From here, the error voltage is fed to a pair of op-amps, connected to serve as
voltage comparators, ( "threshold detectors" in the block diagram ) and the
outputs of these comparators are used to open / close CMOS switches that
enable / disable two separate ( 20 db ) audio attenuators... one in each earphone
audio channel. The two audio channels are then amplified with op-amps and
buffered with discrete transistors to provide a drive level suitable for 8 - ohm
stereo headphones.
A 555 oscillator serves as a 1000 Hz clock source, which drives a D - type flip flop ( divide by 2 ) to achieve a fully - symmetric 500 Hz switching clock, with two complementary outputs. These two outputs are used to drive the SCF / detector, and are also buffered with discrete transistors to provide drive signals for the antenna switching diodes.
The figures below show the schematics of the unit. Note that all inputs and outputs of the detector board are filtered with small RF chokes, and RF bypass capacitors. Much greater attention was paid to EMI / RFI "hygiene" in this unit, ( compared to the mobile unit ) because there is a far greater chance that this unit will be used in a "high radiation" environment... directly adjacent to a transmitting antenna. For identical reasons, the PC artwork employ "boundary etching" methods, to maximize the area of the ground plane, and reduce sensitivity to RFI.
The PC board for the detector fits into a SerPac enclosure model A-27-9V, which
has a compartment for a 9 volt battery, and a small panel suitable for mounting
the various jacks and connectors. It is small enough to be easily carried on the
belt of a hunter. This enclosure is plastic, and ( therefore ) offers no EMI
shielding, but various "tricks" can be employed to achieve this, ( described in the
next section ) or some other type of enclosure can be used.

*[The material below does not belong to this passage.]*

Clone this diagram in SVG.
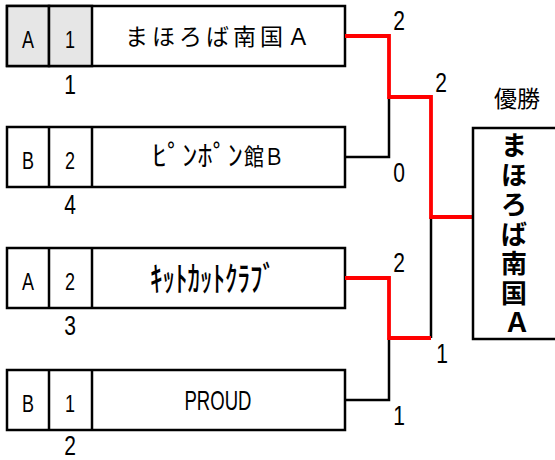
<svg xmlns="http://www.w3.org/2000/svg" width="555" height="460" viewBox="0 0 555 460">
<style>
.box{fill:#fff;stroke:#000;stroke-width:2.5}
.gray{fill:#e6e6e6;stroke:#000;stroke-width:2.5}
.div{stroke:#000;stroke-width:2.5}
.blk{fill:none;stroke:#000;stroke-width:2.5}
.red{fill:none;stroke:#ff0000;stroke-width:3.8}
.cell{font-family:"Liberation Sans",Arial,sans-serif;font-size:24px;text-anchor:middle;fill:#000}
.num{font-family:"Liberation Sans",Arial,sans-serif;font-size:28px;text-anchor:middle;fill:#000}
.jp{font-family:"Noto Sans CJK JP",sans-serif;font-size:23px;fill:#000}
.win{font-family:"Noto Sans CJK JP",sans-serif;font-size:26px;font-weight:bold;text-anchor:middle;fill:#000}
</style>
<rect x="0" y="0" width="555" height="460" fill="#fff"/>
<g id="team1">
<rect class="box" x="7" y="6" width="338" height="60"/>
<rect class="gray" x="7" y="6" width="42" height="60"/>
<rect class="gray" x="49" y="6" width="43" height="60"/>
<text class="cell" x="28" y="47.5" textLength="12" lengthAdjust="spacingAndGlyphs">A</text>
<text class="cell" x="70" y="47.5" textLength="10" lengthAdjust="spacingAndGlyphs">1</text>
<text class="jp" x="125" y="45" textLength="185" lengthAdjust="spacing">まほろば南国Ａ</text>
<text class="num" x="70" y="94" textLength="11.7" lengthAdjust="spacingAndGlyphs">1</text>
</g>
<g id="team2">
<rect class="box" x="7" y="127" width="338" height="60"/>
<line class="div" x1="49" y1="127" x2="49" y2="187"/>
<line class="div" x1="92" y1="127" x2="92" y2="187"/>
<text class="cell" x="28" y="168.5" textLength="12" lengthAdjust="spacingAndGlyphs">B</text>
<text class="cell" x="70" y="168.5" textLength="10" lengthAdjust="spacingAndGlyphs">2</text>
<text class="jp" x="152" y="164" font-size="24" textLength="91" lengthAdjust="spacingAndGlyphs" transform="translate(0,157) scale(1,1.25) translate(0,-157)">ﾋﾟﾝﾎﾟﾝ</text>
<text class="jp" x="244" y="165" font-size="21" textLength="40" lengthAdjust="spacingAndGlyphs">館Ｂ</text>
<text class="num" x="70" y="214" textLength="11.7" lengthAdjust="spacingAndGlyphs">4</text>
</g>
<g id="team3">
<rect class="box" x="7" y="248" width="338" height="60"/>
<line class="div" x1="49" y1="248" x2="49" y2="308"/>
<line class="div" x1="92" y1="248" x2="92" y2="308"/>
<text class="cell" x="28" y="289.5" textLength="12" lengthAdjust="spacingAndGlyphs">A</text>
<text class="cell" x="70" y="289.5" textLength="10" lengthAdjust="spacingAndGlyphs">2</text>
<text class="jp" x="150" y="287" font-size="30" font-weight="500" textLength="125" lengthAdjust="spacingAndGlyphs" transform="translate(0,278) scale(1,1.5) translate(0,-278)">ｷｯﾄｶｯﾄｸﾗﾌﾞ</text>
<text class="num" x="70" y="335" textLength="11.7" lengthAdjust="spacingAndGlyphs">3</text>
</g>
<g id="team4">
<rect class="box" x="7" y="370" width="338" height="60"/>
<line class="div" x1="49" y1="370" x2="49" y2="430"/>
<line class="div" x1="92" y1="370" x2="92" y2="430"/>
<text class="cell" x="28" y="411.5" textLength="12" lengthAdjust="spacingAndGlyphs">B</text>
<text class="cell" x="70" y="411.5" textLength="10" lengthAdjust="spacingAndGlyphs">1</text>
<text class="num" x="218" y="410" font-size="29" textLength="67" lengthAdjust="spacingAndGlyphs">PROUD</text>
<text class="num" x="70" y="455" textLength="11.7" lengthAdjust="spacingAndGlyphs">2</text>
</g>
<g id="connectors">
<path class="blk" d="M345,157 H389 V97"/>
<path class="blk" d="M345,400 H389 V338"/>
<path class="blk" d="M431,338 V217"/>
<path class="red" d="M345,36 H389 V97 H431 V217 H473"/>
<path class="red" d="M345,278 H389 V338 H431"/>
</g>
<g id="scores">
<text class="num" x="399" y="30" textLength="11.7" lengthAdjust="spacingAndGlyphs">2</text>
<text class="num" x="441" y="92" textLength="11.7" lengthAdjust="spacingAndGlyphs">2</text>
<text class="num" x="399" y="182" textLength="11.7" lengthAdjust="spacingAndGlyphs">0</text>
<text class="num" x="399" y="272" textLength="11.7" lengthAdjust="spacingAndGlyphs">2</text>
<text class="num" x="442" y="363" textLength="11.7" lengthAdjust="spacingAndGlyphs">1</text>
<text class="num" x="399" y="425" textLength="11.7" lengthAdjust="spacingAndGlyphs">1</text>
</g>
<g id="winner">
<text class="jp" x="517" y="107" text-anchor="middle">優勝</text>
<rect class="box" x="473" y="128" width="100" height="211"/>
<text class="win">
<tspan x="517" y="155">ま</tspan>
<tspan x="517" y="184.5">ほ</tspan>
<tspan x="517" y="214">ろ</tspan>
<tspan x="517" y="243.5">ば</tspan>
<tspan x="517" y="273">南</tspan>
<tspan x="517" y="302.5">国</tspan>
<tspan x="517" y="332">Ａ</tspan>
</text>
</g>
</svg>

CMOS circuits were employed for battery conservation, and to eliminate the need for a voltage regulator. Each CMOS switch is "closed" when its control input equals +9V, and "open" when control = GND. The audio attenuation is set by the values of R11 / R12 ( for one channel ) and R13 / R14, for the other channel.

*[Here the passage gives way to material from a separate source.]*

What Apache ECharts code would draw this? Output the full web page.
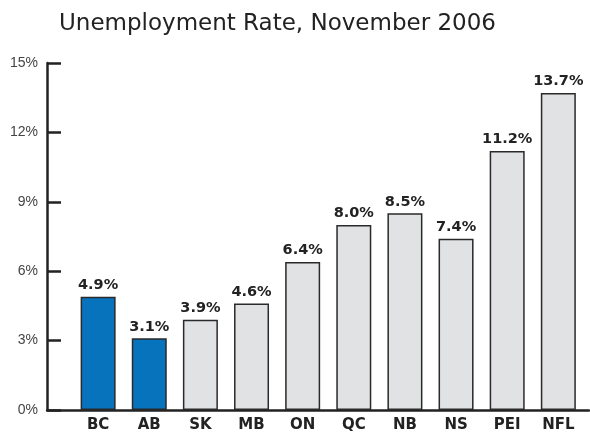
<!DOCTYPE html>
<html>
<head>
<meta charset="utf-8">
<script src="https://cdn.jsdelivr.net/npm/echarts@6/dist/echarts.min.js"></script>
<style>
  html, body { margin: 0; padding: 0; background: #fff; }
  #chart { width: 590px; height: 435px; }
</style>
</head>
<body>
<div id="chart"></div>
<script>
// Provinces along the bottom, rates in percent
const provinces = ['BC', 'AB', 'SK', 'MB', 'ON', 'QC', 'NB', 'NS', 'PEI', 'NFL'];
const rates = [4.9, 3.1, 3.9, 4.6, 6.4, 8.0, 8.5, 7.4, 11.2, 13.7];
// Western provinces shown in blue
const highlighted = ['BC', 'AB'];
const yTicks = [0, 3, 6, 9, 12, 15];

const chart = echarts.init(document.getElementById('chart'));

const barData = rates.map((v, i) => ({
  value: [i, v],
  itemStyle: {
    color: highlighted.includes(provinces[i]) ? '#0873BD' : '#E1E2E4'
  }
}));

chart.setOption({
  animation: false,
  title: {
    text: 'Unemployment Rate, November 2006',
    left: 59,
    top: 13,
    padding: 0,
    textStyle: {
      fontFamily: 'DejaVu Sans',
      fontSize: 23,
      fontWeight: 'normal',
      color: '#222'
    }
  },
  grid: { left: 47, right: 1, top: 63, bottom: 25, containLabel: false },
  xAxis: {
    type: 'value',
    min: -1,
    max: 9.6,
    interval: 1,
    axisLine: { show: true, onZero: false, lineStyle: { color: '#222', width: 2.5 } },
    axisTick: { show: false },
    splitLine: { show: false },
    axisLabel: {
      showMinLabel: true,
      showMaxLabel: false,
      margin: 8,
      fontFamily: 'DejaVu Sans',
      fontWeight: 'bold',
      fontSize: 15,
      color: '#222',
      formatter: v => (Number.isInteger(v) && v >= 0 && v < provinces.length) ? provinces[v] : ''
    }
  },
  yAxis: {
    type: 'value',
    position: 'left',
    min: yTicks[0],
    max: yTicks[yTicks.length - 1],
    interval: 3,
    axisLine: { show: true, onZero: false, lineStyle: { color: '#222', width: 2.5 } },
    axisTick: { show: true, inside: false, length: -14, lineStyle: { color: '#222', width: 2.5 } },
    splitLine: { show: false },
    axisLabel: {
      margin: 9,
      fontFamily: 'Liberation Sans',
      fontSize: 14,
      color: '#444',
      formatter: v => v + '%'
    }
  },
  series: [{
    type: 'bar',
    data: barData,
    barWidth: 35,
    itemStyle: { borderColor: '#2a2a2a', borderWidth: 1.5 },
    label: {
      show: true,
      position: 'top',
      distance: 4,
      fontFamily: 'DejaVu Sans',
      fontWeight: 'bold',
      fontSize: 14.5,
      color: '#222',
      formatter: p => p.value[1].toFixed(1) + '%'
    }
  }]
});
</script>
</body>
</html>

The audio output amplifiers use complementary transistors to provide enough drive capacity for 8 ohm headphones. Note that the feedback signal for these ( unity gain ) amplifiers is taken from the transistor emitters, rather than from the output of the op-amp... this eliminates the non - linear behavior of the base - emitter junctions, so no loss of audio fidelity will occur. It also means that the transistors used are not really important... they do not have to be a "symmetric pair" of transistors... any NPN / PNP "pair" should work equally well.

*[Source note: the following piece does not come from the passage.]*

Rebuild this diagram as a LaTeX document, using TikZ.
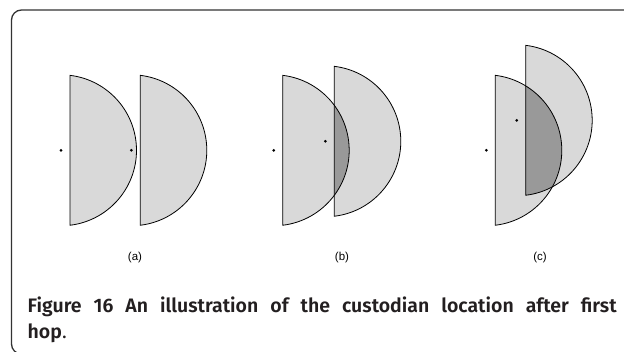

The PC board for the antenna switching unit is much smaller, and designed for
mounting in a SerPac enclosure, model C-4. Again, this enclosure is plastic and
offers no RF shielding, but some "tricks" can be used to achieve this, ( e-mail me )
or another type of enclosure can be used. The prototype unit did not appear to
suffer any adverse effects due to this lack of shielding.
In any event, the ANTENNA unit should be mounted directly on the headset... I used tie wraps to secure mine to the top/center of the headband, equidistant from each antenna. The co-ax cables to each antenna should be of equal length, within one inch.